>> START

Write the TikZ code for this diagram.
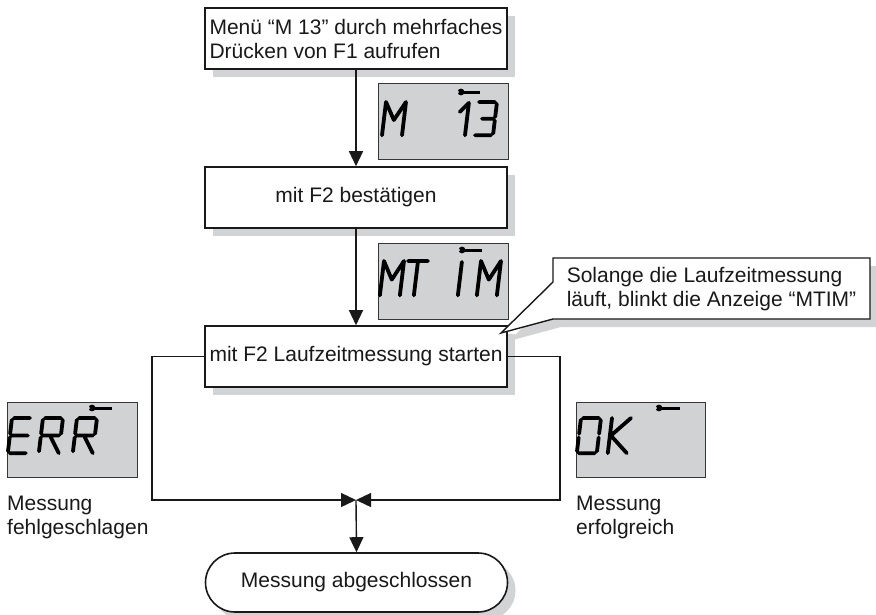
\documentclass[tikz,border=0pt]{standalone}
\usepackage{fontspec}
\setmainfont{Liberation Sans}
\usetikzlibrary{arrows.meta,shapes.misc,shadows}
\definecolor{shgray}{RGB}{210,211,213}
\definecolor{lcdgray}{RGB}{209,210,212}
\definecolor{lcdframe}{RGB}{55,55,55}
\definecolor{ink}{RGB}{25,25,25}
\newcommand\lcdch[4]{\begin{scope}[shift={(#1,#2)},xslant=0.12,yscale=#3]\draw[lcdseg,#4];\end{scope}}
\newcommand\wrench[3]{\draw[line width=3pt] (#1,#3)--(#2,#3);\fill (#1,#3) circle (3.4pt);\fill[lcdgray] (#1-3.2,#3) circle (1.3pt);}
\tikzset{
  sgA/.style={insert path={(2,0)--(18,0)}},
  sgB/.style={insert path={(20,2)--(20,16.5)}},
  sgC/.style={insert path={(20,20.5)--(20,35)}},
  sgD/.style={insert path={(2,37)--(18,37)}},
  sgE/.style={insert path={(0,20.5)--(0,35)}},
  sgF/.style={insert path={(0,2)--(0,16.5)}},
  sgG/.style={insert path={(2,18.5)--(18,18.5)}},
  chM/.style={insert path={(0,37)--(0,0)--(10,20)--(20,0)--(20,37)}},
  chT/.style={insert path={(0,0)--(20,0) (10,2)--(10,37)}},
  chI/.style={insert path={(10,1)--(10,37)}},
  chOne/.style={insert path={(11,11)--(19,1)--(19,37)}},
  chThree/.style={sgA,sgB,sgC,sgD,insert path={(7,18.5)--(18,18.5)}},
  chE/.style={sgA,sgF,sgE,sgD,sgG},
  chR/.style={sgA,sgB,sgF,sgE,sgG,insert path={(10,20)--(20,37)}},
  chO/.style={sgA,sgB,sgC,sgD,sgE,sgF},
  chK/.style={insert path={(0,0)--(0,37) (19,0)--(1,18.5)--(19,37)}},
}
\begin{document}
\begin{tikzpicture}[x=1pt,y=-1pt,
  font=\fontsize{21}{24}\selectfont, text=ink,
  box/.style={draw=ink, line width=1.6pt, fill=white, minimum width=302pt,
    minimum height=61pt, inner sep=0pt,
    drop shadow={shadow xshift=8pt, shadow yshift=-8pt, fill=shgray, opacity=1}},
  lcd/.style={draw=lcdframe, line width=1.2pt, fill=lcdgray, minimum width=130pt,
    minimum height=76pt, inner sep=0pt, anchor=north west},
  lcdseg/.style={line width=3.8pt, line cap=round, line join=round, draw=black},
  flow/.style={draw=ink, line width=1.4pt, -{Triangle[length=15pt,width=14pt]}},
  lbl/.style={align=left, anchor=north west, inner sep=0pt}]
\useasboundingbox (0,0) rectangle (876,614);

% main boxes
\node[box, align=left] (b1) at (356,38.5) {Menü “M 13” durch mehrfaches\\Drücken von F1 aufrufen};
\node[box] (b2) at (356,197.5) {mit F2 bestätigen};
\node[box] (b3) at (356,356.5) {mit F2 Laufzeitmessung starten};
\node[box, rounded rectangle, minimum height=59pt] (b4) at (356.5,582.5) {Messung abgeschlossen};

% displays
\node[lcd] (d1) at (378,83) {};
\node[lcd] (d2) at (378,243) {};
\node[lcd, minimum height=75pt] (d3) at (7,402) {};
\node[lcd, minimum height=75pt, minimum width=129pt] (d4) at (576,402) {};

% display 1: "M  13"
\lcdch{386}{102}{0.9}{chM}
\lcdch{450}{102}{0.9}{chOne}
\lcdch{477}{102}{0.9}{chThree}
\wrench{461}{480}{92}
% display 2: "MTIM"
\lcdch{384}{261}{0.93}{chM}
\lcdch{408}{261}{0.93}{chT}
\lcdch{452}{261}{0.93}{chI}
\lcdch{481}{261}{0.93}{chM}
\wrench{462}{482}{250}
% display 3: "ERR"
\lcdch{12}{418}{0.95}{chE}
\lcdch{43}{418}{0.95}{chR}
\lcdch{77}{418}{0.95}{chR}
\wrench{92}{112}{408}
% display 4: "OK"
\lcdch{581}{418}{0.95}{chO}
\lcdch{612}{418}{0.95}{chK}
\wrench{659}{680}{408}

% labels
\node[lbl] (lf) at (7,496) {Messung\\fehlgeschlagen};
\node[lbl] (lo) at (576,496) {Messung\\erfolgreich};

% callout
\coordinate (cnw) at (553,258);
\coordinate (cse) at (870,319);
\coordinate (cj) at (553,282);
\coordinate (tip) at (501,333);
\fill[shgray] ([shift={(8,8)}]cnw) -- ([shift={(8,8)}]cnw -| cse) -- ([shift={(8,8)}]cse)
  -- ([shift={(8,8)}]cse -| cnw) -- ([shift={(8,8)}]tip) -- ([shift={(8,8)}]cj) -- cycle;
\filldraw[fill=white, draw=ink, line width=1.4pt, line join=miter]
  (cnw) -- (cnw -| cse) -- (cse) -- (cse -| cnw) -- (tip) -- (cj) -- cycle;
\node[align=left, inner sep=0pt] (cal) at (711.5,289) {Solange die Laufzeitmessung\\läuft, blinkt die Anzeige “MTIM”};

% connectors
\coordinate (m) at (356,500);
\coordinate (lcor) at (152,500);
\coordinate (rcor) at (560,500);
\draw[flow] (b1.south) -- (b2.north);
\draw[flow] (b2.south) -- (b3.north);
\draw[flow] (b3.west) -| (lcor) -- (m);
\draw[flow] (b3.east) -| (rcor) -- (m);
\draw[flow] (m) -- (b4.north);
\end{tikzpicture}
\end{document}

>> END

YOUR OBJECTIVE: Output the data exactly. Pictures don't belong in the result.

SOLUTION TO THE PROBLEM:
Write the TikZ code for this diagram.
\documentclass[tikz,border=0pt]{standalone}
\usepackage{fontspec}
\setmainfont{Liberation Sans}
\usetikzlibrary{arrows.meta,shapes.misc,shadows}
\definecolor{shgray}{RGB}{210,211,213}
\definecolor{lcdgray}{RGB}{209,210,212}
\definecolor{lcdframe}{RGB}{55,55,55}
\definecolor{ink}{RGB}{25,25,25}
\newcommand\lcdch[4]{\begin{scope}[shift={(#1,#2)},xslant=0.12,yscale=#3]\draw[lcdseg,#4];\end{scope}}
\newcommand\wrench[3]{\draw[line width=3pt] (#1,#3)--(#2,#3);\fill (#1,#3) circle (3.4pt);\fill[lcdgray] (#1-3.2,#3) circle (1.3pt);}
\tikzset{
  sgA/.style={insert path={(2,0)--(18,0)}},
  sgB/.style={insert path={(20,2)--(20,16.5)}},
  sgC/.style={insert path={(20,20.5)--(20,35)}},
  sgD/.style={insert path={(2,37)--(18,37)}},
  sgE/.style={insert path={(0,20.5)--(0,35)}},
  sgF/.style={insert path={(0,2)--(0,16.5)}},
  sgG/.style={insert path={(2,18.5)--(18,18.5)}},
  chM/.style={insert path={(0,37)--(0,0)--(10,20)--(20,0)--(20,37)}},
  chT/.style={insert path={(0,0)--(20,0) (10,2)--(10,37)}},
  chI/.style={insert path={(10,1)--(10,37)}},
  chOne/.style={insert path={(11,11)--(19,1)--(19,37)}},
  chThree/.style={sgA,sgB,sgC,sgD,insert path={(7,18.5)--(18,18.5)}},
  chE/.style={sgA,sgF,sgE,sgD,sgG},
  chR/.style={sgA,sgB,sgF,sgE,sgG,insert path={(10,20)--(20,37)}},
  chO/.style={sgA,sgB,sgC,sgD,sgE,sgF},
  chK/.style={insert path={(0,0)--(0,37) (19,0)--(1,18.5)--(19,37)}},
}
\begin{document}
\begin{tikzpicture}[x=1pt,y=-1pt,
  font=\fontsize{21}{24}\selectfont, text=ink,
  box/.style={draw=ink, line width=1.6pt, fill=white, minimum width=302pt,
    minimum height=61pt, inner sep=0pt,
    drop shadow={shadow xshift=8pt, shadow yshift=-8pt, fill=shgray, opacity=1}},
  lcd/.style={draw=lcdframe, line width=1.2pt, fill=lcdgray, minimum width=130pt,
    minimum height=76pt, inner sep=0pt, anchor=north west},
  lcdseg/.style={line width=3.8pt, line cap=round, line join=round, draw=black},
  flow/.style={draw=ink, line width=1.4pt, -{Triangle[length=15pt,width=14pt]}},
  lbl/.style={align=left, anchor=north west, inner sep=0pt}]
\useasboundingbox (0,0) rectangle (876,614);

% main boxes
\node[box, align=left] (b1) at (356,38.5) {Menü “M 13” durch mehrfaches\\Drücken von F1 aufrufen};
\node[box] (b2) at (356,197.5) {mit F2 bestätigen};
\node[box] (b3) at (356,356.5) {mit F2 Laufzeitmessung starten};
\node[box, rounded rectangle, minimum height=59pt] (b4) at (356.5,582.5) {Messung abgeschlossen};

% displays
\node[lcd] (d1) at (378,83) {};
\node[lcd] (d2) at (378,243) {};
\node[lcd, minimum height=75pt] (d3) at (7,402) {};
\node[lcd, minimum height=75pt, minimum width=129pt] (d4) at (576,402) {};

% display 1: "M  13"
\lcdch{386}{102}{0.9}{chM}
\lcdch{450}{102}{0.9}{chOne}
\lcdch{477}{102}{0.9}{chThree}
\wrench{461}{480}{92}
% display 2: "MTIM"
\lcdch{384}{261}{0.93}{chM}
\lcdch{408}{261}{0.93}{chT}
\lcdch{452}{261}{0.93}{chI}
\lcdch{481}{261}{0.93}{chM}
\wrench{462}{482}{250}
% display 3: "ERR"
\lcdch{12}{418}{0.95}{chE}
\lcdch{43}{418}{0.95}{chR}
\lcdch{77}{418}{0.95}{chR}
\wrench{92}{112}{408}
% display 4: "OK"
\lcdch{581}{418}{0.95}{chO}
\lcdch{612}{418}{0.95}{chK}
\wrench{659}{680}{408}

% labels
\node[lbl] (lf) at (7,496) {Messung\\fehlgeschlagen};
\node[lbl] (lo) at (576,496) {Messung\\erfolgreich};

% callout
\coordinate (cnw) at (553,258);
\coordinate (cse) at (870,319);
\coordinate (cj) at (553,282);
\coordinate (tip) at (501,333);
\fill[shgray] ([shift={(8,8)}]cnw) -- ([shift={(8,8)}]cnw -| cse) -- ([shift={(8,8)}]cse)
  -- ([shift={(8,8)}]cse -| cnw) -- ([shift={(8,8)}]tip) -- ([shift={(8,8)}]cj) -- cycle;
\filldraw[fill=white, draw=ink, line width=1.4pt, line join=miter]
  (cnw) -- (cnw -| cse) -- (cse) -- (cse -| cnw) -- (tip) -- (cj) -- cycle;
\node[align=left, inner sep=0pt] (cal) at (711.5,289) {Solange die Laufzeitmessung\\läuft, blinkt die Anzeige “MTIM”};

% connectors
\coordinate (m) at (356,500);
\coordinate (lcor) at (152,500);
\coordinate (rcor) at (560,500);
\draw[flow] (b1.south) -- (b2.north);
\draw[flow] (b2.south) -- (b3.north);
\draw[flow] (b3.west) -| (lcor) -- (m);
\draw[flow] (b3.east) -| (rcor) -- (m);
\draw[flow] (m) -- (b4.north);
\end{tikzpicture}
\end{document}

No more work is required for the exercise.